Die eigenen Waffen richtig einsetzen
Im Angriff liegt die Chance darin, das Tempo der eigenen Offensivspieler nach Ballgewinnen einzusetzen. “Es ist auch kein Zuckerschlecken, Omar Marmoush oder Hugo Ekitiké zu verteidigen”, weiß Toppmöller. Er betont: “Wir sind selbstbewusst genug und wissen, dass wir Waffen haben, um dem Gegner wehzutun.” Er glaube schon, dass sich aus Umschaltsituationen heraus “die eine oder andere Möglichkeit” ergeben werde. Der 43-Jährige rechnet zwar nicht mit “Chancen en masse”, ist aber überzeugt: “Wir werden Möglichkeiten bekommen – die müssen wir effizient nutzen.”

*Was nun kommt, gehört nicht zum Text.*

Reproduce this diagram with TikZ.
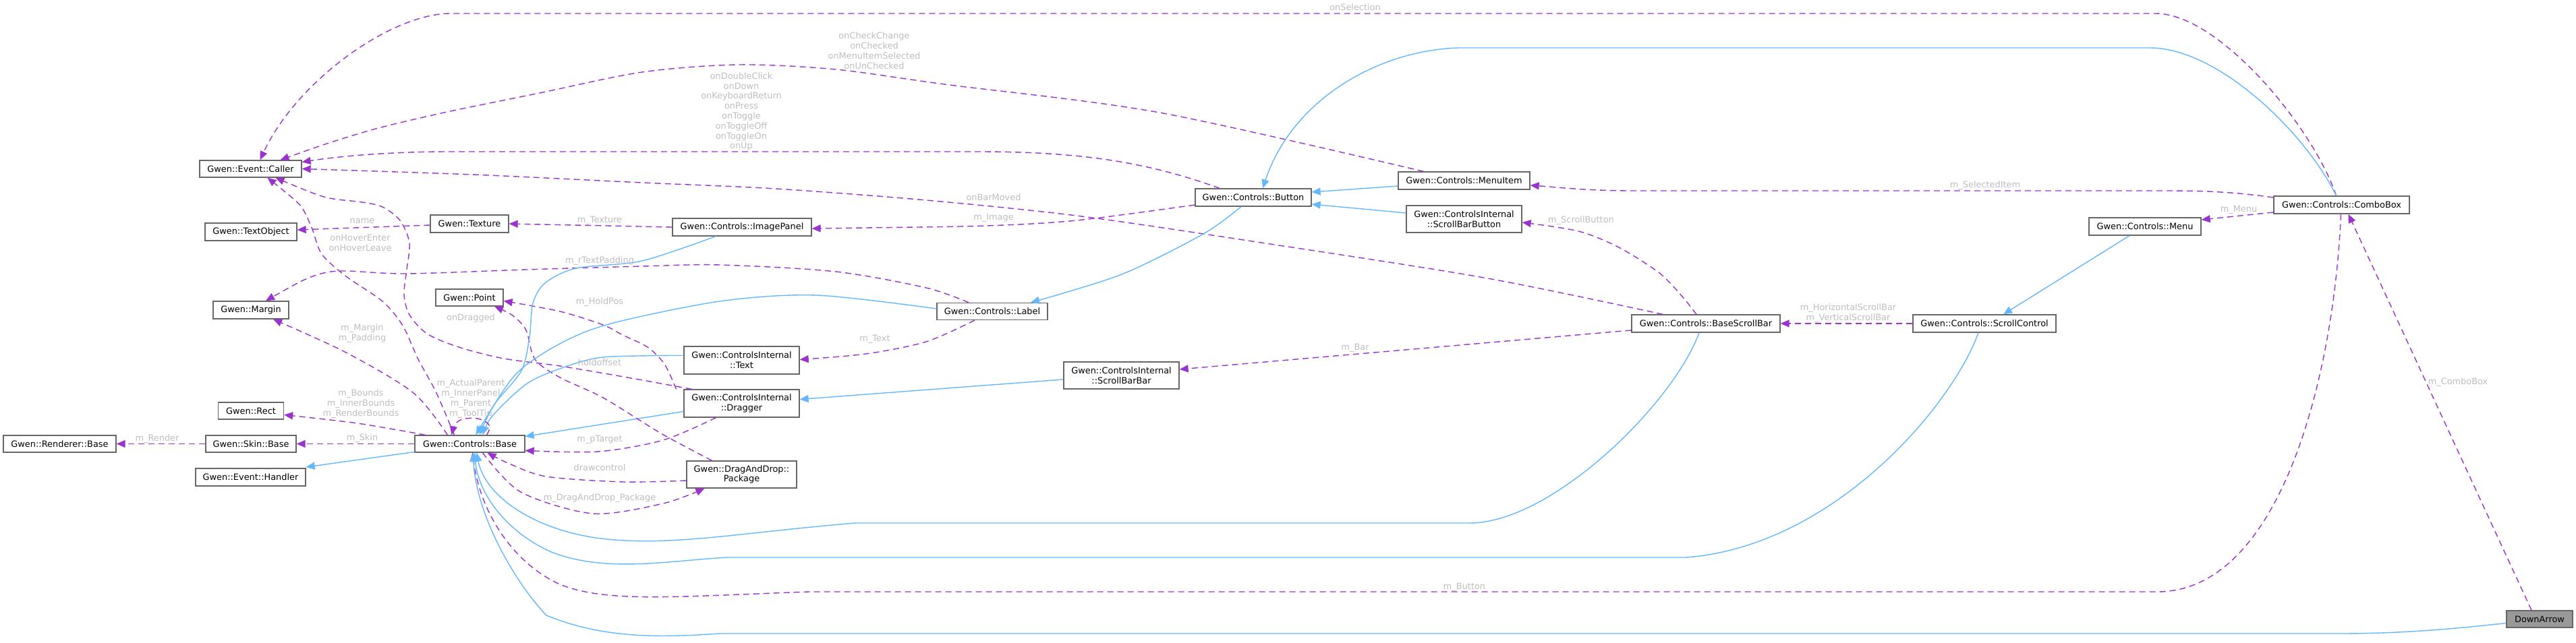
\documentclass[tikz,border=0pt]{standalone}
\usepackage{fontspec}
\setmainfont{DejaVu Sans}
\usetikzlibrary{arrows.meta}
\definecolor{usagec}{HTML}{9A32CD}
\definecolor{inhc}{HTML}{63B8FF}
\definecolor{boxc}{HTML}{666666}
\definecolor{lblc}{HTML}{BEBEBE}
\definecolor{darrc}{HTML}{999999}
\newcommand{\dgfont}{\fontsize{12.9bp}{14.8bp}\selectfont}
\begin{document}
\begin{tikzpicture}[x=1bp,y=-1bp,
  box/.style={draw=boxc, line width=1.3bp, fill=white, inner sep=0pt, align=center, font=\dgfont},
  bx/.style n args={2}{box, minimum width=#1bp, minimum height=#2bp},
  lbl/.style={text=lblc, inner sep=0pt, align=center, font=\dgfont},
  usage/.style={draw=usagec, line width=1.4bp, dash pattern=on 9bp off 6bp, line join=round, -{Triangle[length=13bp,width=11bp]}},
  inh/.style={draw=inhc, line width=1.4bp, line join=round, -{Triangle[length=13bp,width=11bp]}},
]
\fill[white] (0,0) rectangle (3819,954);
\useasboundingbox (0,0) rectangle (3819,954);

% nodes
\node[bx={151}{25}] (caller) at (371.5,250.5) {Gwen::Event::Caller};
\node[bx={136}{26}] (textobj) at (372,344) {Gwen::TextObject};
\node[bx={116}{26}] (texture) at (696,332) {Gwen::Texture};
\node[bx={112}{26}] (margin) at (372,460) {Gwen::Margin};
\node[bx={100}{25}] (point) at (696,441.5) {Gwen::Point};
\node[bx={97}{25}] (rect) at (372,609.5) {Gwen::Rect};
\node[bx={167}{25}] (renderer) at (88.5,658.5) {Gwen::Renderer::Base};
\node[bx={134}{25}] (skin) at (372,658.5) {Gwen::Skin::Base};
\node[bx={163}{26}] (handler) at (371.5,708) {Gwen::Event::Handler};
\node[bx={163}{25}] (base) at (696.5,658.5) {Gwen::Controls::Base};
\node[bx={206}{26}] (imagepanel) at (1100,337) {Gwen::Controls::ImagePanel};
\node[bx={171}{41}] (citext) at (1099.5,534.5) {Gwen::ControlsInternal\\::Text};
\node[bx={171}{41}] (dragger) at (1099.5,598.5) {Gwen::ControlsInternal\\::Dragger};
\node[bx={163}{40}] (package) at (1099.5,704) {Gwen::DragAndDrop::\\Package};
\node[bx={172}{26}] (button) at (1858,293) {Gwen::Controls::Button};
\node[bx={195}{26}] (menuitem) at (2170.5,268) {Gwen::Controls::MenuItem};
\node[bx={171}{40}] (sbbutton) at (2170.5,325) {Gwen::ControlsInternal\\::ScrollBarButton};
\node[bx={164}{25}] (label) at (1471,462) {Gwen::Controls::Label};
\node[bx={171}{40}] (sbbar) at (1662.5,557) {Gwen::ControlsInternal\\::ScrollBarBar};
\node[bx={220}{26}] (bsb) at (2529,480) {Gwen::Controls::BaseScrollBar};
\node[bx={212}{26}] (scrollctl) at (2942,480) {Gwen::Controls::ScrollControl};
\node[bx={166}{26}] (menu) at (3180,336) {Gwen::Controls::Menu};
\node[bx={201}{26}] (combobox) at (3471.5,304) {Gwen::Controls::ComboBox};
\node[bx={98}{25}, fill=darrc] (downarrow) at (3765,918.5) {DownArrow};

% edges
\draw[usage] ([xshift=-8bp]combobox.north) .. controls (3430,190) and (3290,20) .. (3196,20) -- (668,20) .. controls (580,20) and (440,120) .. ([xshift=14bp]caller.north);
\draw[usage] plot[smooth, tension=0.5] coordinates {([xshift=-60bp]menuitem.north) (1719,167) (1400,125) (1239,103) (1095,96) (952,107) (800,138) (663,166) (561,190) (485,213) ([xshift=44bp]caller.north)};
\draw[usage] ([xshift=-50bp]button.north) .. controls (1700,240) and (1600,225) .. (1450,225) -- (665,225) .. controls (580,225) and (500,232) .. ([yshift=10bp]caller.east);
\draw[usage] plot[smooth, tension=0.5] coordinates {([xshift=-64bp]bsb.north) (2200,412) (1850,357) (1596,320) (1373,297) (1150,280) (952,271) (700,259) (caller.east)};
\draw[usage] plot[smooth, tension=0.5] coordinates {([xshift=-23bp]base.north) (647,583) (620,533) (597,483) (567,447) (513,410) (477,377) (463,340) (447,307) (423,285) ([xshift=25bp]caller.south)};
\draw[usage] plot[smooth, tension=0.5] coordinates {([xshift=-74bp]dragger.north) (930,560) (830,543) (747,532) (680,515) (633,495) (607,467) (599,437) (603,400) (607,360) (593,327) (567,307) (537,300) (480,292) ([xshift=37bp]caller.south)};
\draw[usage] plot[smooth, tension=0.5] coordinates {([xshift=-35bp]label.north) (1373,427) (1239,403) (1067,393) (952,395) (780,400) (603,406) (513,402) (480,405) (447,417) ([xshift=22bp]margin.north)};
\draw[usage] plot[smooth, tension=0.5] coordinates {([xshift=-33bp]base.north) (613,583) (513,523) ([xshift=33bp]margin.south)};
\draw[usage] plot[smooth, tension=0.5] coordinates {([xshift=-66bp]base.north) (530,628) ([yshift=-6bp]rect.east)};
\draw[usage] (base.west) -- (skin.east);
\draw[usage] (skin.west) -- (renderer.east);
\draw[inh] ([yshift=-12bp]base.west) -- ([yshift=15bp]handler.east);
\draw[usage] (imagepanel.west) -- (texture.east);
\draw[usage] ([yshift=-2bp]texture.west) -- ([yshift=3bp]textobj.east);
\draw[usage] plot[smooth, tension=0.5] coordinates {([yshift=-11bp]button.west) (1596,327) (1462,335) (1284,338) ([yshift=-2bp]imagepanel.east)};
\draw[usage] plot[smooth, tension=0.5] coordinates {([xshift=-26bp]label.south) (1373,507) (1284,525) ([yshift=1bp]citext.east)};
\draw[usage] ([yshift=-10bp]bsb.west) -- ([yshift=9bp]sbbar.east);
\draw[usage] plot[smooth, tension=0.5] coordinates {([xshift=-14bp]bsb.north) (2494,440) (2460,405) (2400,367) (2340,343) ([yshift=-5bp]sbbutton.east)};
\draw[usage] (scrollctl.west) -- (bsb.east);
\draw[usage] ([yshift=-11bp]combobox.west) -- ([yshift=10bp]menu.east);
\draw[usage] ([yshift=11bp]combobox.west) .. controls (3300,283) and (3250,283) .. (3200,283) -- (2420,283) .. controls (2350,283) and (2300,277) .. ([yshift=-7bp]menuitem.east);
\draw[usage] ([xshift=-12bp]downarrow.north) -- ([xshift=10bp]combobox.south);
\draw[usage] ([xshift=-1bp]combobox.south) .. controls (3460,560) and (3380,878) .. (3198,878) -- (1200,878) .. controls (1000,885) and (900,895) .. (830,867) .. controls (760,835) and (712,760) .. ([xshift=4bp]base.south);
\draw[inh] ([yshift=-6bp]downarrow.west) .. controls (3620,935) and (3550,940) .. (3467,940) -- (1067,940) .. controls (990,945) and (900,950) .. (810,913) .. controls (760,860) and (705,760) .. ([xshift=5bp]base.south);
\draw[inh] ([xshift=-9bp]scrollctl.south) .. controls (2895,600) and (2720,810) .. (2500,827) -- (1078,827) .. controls (990,832) and (900,850) .. (820,820) .. controls (760,795) and (710,740) .. ([xshift=7bp]base.south);
\draw[inh] ([xshift=-10bp]bsb.south) .. controls (2480,600) and (2300,776) .. (2179,776) -- (1268,776) .. controls (1100,790) and (1000,810) .. (900,800) .. controls (800,790) and (720,740) .. ([xshift=10bp]base.south);
\draw[usage] plot[smooth, tension=0.5] coordinates {([xshift=19bp]base.south) (772,730) (879,762) (983,747) ([xshift=-55bp]package.south)};
\draw[usage] plot[smooth, tension=0.5] coordinates {([yshift=-9bp]package.west) (925,715) (810,707) (753,687) ([xshift=26bp]base.south)};
\draw[usage] plot[smooth, tension=0.5] coordinates {([xshift=-38bp]dragger.south) (983,653) (887,670) ([yshift=-10bp]base.east)};
\draw[inh] ([yshift=-12bp]dragger.west) -- ([yshift=11bp]base.east);
\draw[usage] plot[smooth, tension=0.5] coordinates {([xshift=-97bp]dragger.north) (985,540) (960,515) (923,497) (894,482) (830,462) ([yshift=-5bp]point.east)};
\draw[usage] plot[smooth, tension=0.5] coordinates {([xshift=-44bp]package.north) (980,643) (894,590) (830,560) (793,533) (780,490) (760,468) ([xshift=37bp]point.south)};
\draw[inh] plot[smooth, tension=0.5] coordinates {([xshift=-39bp]imagepanel.south) (952,387) (854,398) (808,420) (790,450) (785,500) (773,550) (733,600) ([xshift=14bp]base.north)};
\draw[inh] plot[smooth, tension=0.5] coordinates {([yshift=7bp]citext.west) (894,530) (830,547) (780,570) (730,617) ([xshift=19bp]base.north)};
\draw[inh] plot[smooth, tension=0.5] coordinates {([yshift=4bp]label.west) (1210,438) (1067,447) (906,480) (830,510) (763,557) ([xshift=9bp]base.north)};
\draw[usage] plot[smooth, tension=0.6] coordinates {([xshift=25bp]base.north) (726,632) (712,622) (690,621) (676,628) ([xshift=-27bp]base.north)};
\draw[inh] ([yshift=-8bp]menuitem.west) -- ([yshift=8bp]button.east);
\draw[inh] ([yshift=9bp]sbbutton.west) -- ([yshift=-10bp]button.east);
\draw[inh] plot[smooth, tension=0.5] coordinates {([xshift=-18bp]button.south) (1784,347) (1663,407) ([xshift=57bp]label.north)};
\draw[inh] ([xshift=-8bp]combobox.north) .. controls (3420,200) and (3290,71) .. (3187,71) -- (2162,71) .. controls (2040,75) and (1915,150) .. ([xshift=14bp]button.north);
\draw[inh] ([yshift=-6bp]sbbar.west) -- ([yshift=6bp]dragger.east);
\draw[inh] ([xshift=-23bp]menu.south) -- ([xshift=28bp]scrollctl.north);

% labels
\node[lbl] (lonsel) at (2009,11) {onSelection};
\node[lbl] (loncheck) at (1296,75) {onCheckChange\\onChecked\\onMenuItemSelected\\onUnChecked};
\node[lbl] (lonbtn) at (1099,165.5) {onDoubleClick\\onDown\\onKeyboardReturn\\onPress\\onToggle\\onToggleOff\\onToggleOn\\onUp};
\node[lbl] (lbar) at (1473,293) {onBarMoved};
\node[lbl] (limage) at (1473,323) {m\_Image};
\node[lbl] (ltex) at (889,327) {m\_Texture};
\node[lbl] (lname) at (537,328) {name};
\node[lbl] (lhover) at (534,360) {onHoverEnter\\onHoverLeave};
\node[lbl] (lpad) at (889,387) {m\_rTextPadding};
\node[lbl] (lhold) at (889,448) {m\_HoldPos};
\node[lbl] (ldrag) at (698,472) {onDragged};
\node[lbl] (lmargin) at (537,495) {m\_Margin\\m\_Padding};
\node[lbl] (lhoff) at (889,538) {holdoffset};
\node[lbl] (ltext) at (1297,503) {m\_Text};
\node[lbl] (lmbar) at (2009,516) {m\_Bar};
\node[lbl] (lparent) at (698,591.5) {m\_ActualParent\\m\_InnerPanel\\m\_Parent\\m\_ToolTip};
\node[lbl] (lbounds) at (535,599) {m\_Bounds\\m\_InnerBounds\\m\_RenderBounds};
\node[lbl] (lskin) at (537,650) {m\_Skin};
\node[lbl] (lrender) at (233,651) {m\_Render};
\node[lbl] (ltarget) at (889,652) {m\_pTarget};
\node[lbl] (ldraw) at (889,694) {drawcontrol};
\node[lbl] (ldnd) at (889,739) {m\_DragAndDrop\_Package};
\node[lbl] (lsbtn) at (2344,327) {m\_ScrollButton};
\node[lbl] (lsel) at (2943,275) {m\_SelectedItem};
\node[lbl] (lmenu) at (3319,311) {m\_Menu};
\node[lbl] (lscroll) at (2740,464.5) {m\_HorizontalScrollBar\\m\_VerticalScrollBar};
\node[lbl] (lcombo) at (3644,567) {m\_ComboBox};
\node[lbl] (lbutton) at (2171,871) {m\_Button};
\end{tikzpicture}
\end{document}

Vielleicht ist für die Eintracht dann tatsächlich eine Überraschung möglich. Ein Sieg gegen den frischgebackenen Deutschen Meister würde die Stimmung rund um die Eintracht schlagartig deutlich anheben und den Spielern viel Selbstvertrauen für die verbleibenden beiden Aufgaben in Gladbach und gegen Leipzig verschaffen.